Its main goal is to measure oscillation parameters ($\theta_{23}$, $\Delta m^{2}_{32}$ and $\theta_{13}$) through $\nu_\mu$ ($\overline{\nu}_{\mu}$) disappearance and $\nu_e$ ($\overline{\nu}_e$) appearance. T2K reported the first measurement of a non-zero $\theta_{13}$ mixing angle and the most precise measurement of $\theta_{23}$. T2K also published recently its first result in the search for CP violation in neutrino oscillations combining appearance and disappearance channels for $\nu/\overline{\nu}$ beam. With reactor measurements, the CP conservation hypothesis is excluded at 90 \% C.L.

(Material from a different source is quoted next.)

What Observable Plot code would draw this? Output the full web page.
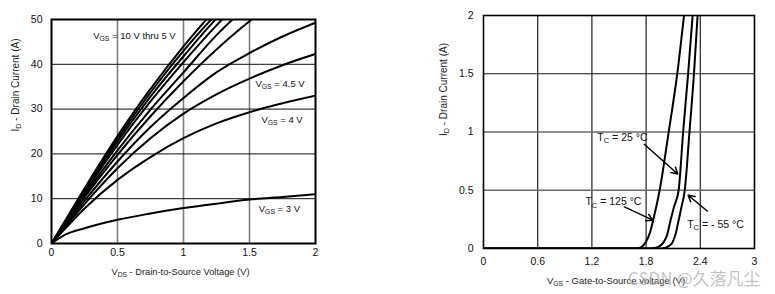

For precision measurements of neutrino oscillation, it is crucial to understand neutrino-nucleus interaction at few-GeV including nuclear effects. To achieve this, T2K published neutrino-nucleus cross-section measurements of various interaction channels at T2K off-axis (ND280) and on-axis (INGRID) near detectors. T2K has made measurements of the $\nu_\mu$ charged-current interaction without pions in the final state (CC0$\pi$) and with a single pion (CC1$\pi^+$) on carbon and oxygen. A new measurement of protons out of CC0$\pi$ interactions (CC0$\pi$Np), is expected to provide complementary precision for better understanding of nuclear effects.
In this paper, the latest oscillation and cross-section results using $14.7\times10^{20}$ of $\nu$-mode and
$7.56\times10^{20}$ protons-on-target (POT) of $\overline{\nu}$-mode data accumulated before June 2016 are reported.